In John 16 we read what Jesus said:
A little while, and you will see me no longer; and again a little while, and you will see me. So some of his disciples said to one another, “What is this that he says to us, ‘A little while, and you will not see me, and again a little while, and you will see me’; and, ‘because I am going to the Father’?” So they were saying, “What does he mean by ‘a little while’? We do not know what he is talking about.”
“Jesus knew that they wanted to ask him, so he said to them, ‘Is this what you are asking yourselves, what I meant by saying, “A little while and you will not see me, and again a little while and you will see me”? Truly, truly, I say to you, you will weep and lament, but the world will rejoice. You will be sorrowful, but your sorrow will turn into joy.

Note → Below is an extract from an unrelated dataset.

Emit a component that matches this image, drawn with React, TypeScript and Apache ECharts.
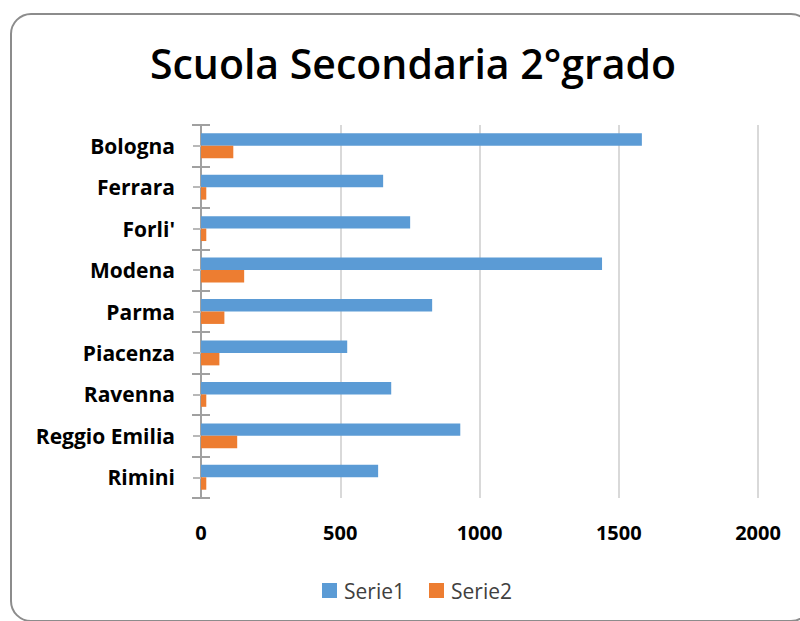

When a woman is giving birth, she has sorrow because her hour has come, but when she has delivered the baby, she no longer remembers the anguish, for joy that a human being has been born into the world. So also you have sorrow now, but I will see you again, and your hearts will rejoice, and no one will take your joy from you’ ” (John 16:16–22).
Just shortly before this enigmatic statement, Jesus had said to His disciples:
But now I am going to him who sent me, and none of you asks me, “Where are you going?” But because I have said these things to you, sorrow has filled your heart. Nevertheless, I tell you the truth: it is to your advantage that I go away, for if I do not go away, the Helper will not come to you. But if I go, I will send him to you. (John 16:5–7)
In the first instance, Jesus says that their hearts will not simply be touched by sorrow or grief or disappointment, but there will be a fullness of sorrow that saturates the chambers of their hearts.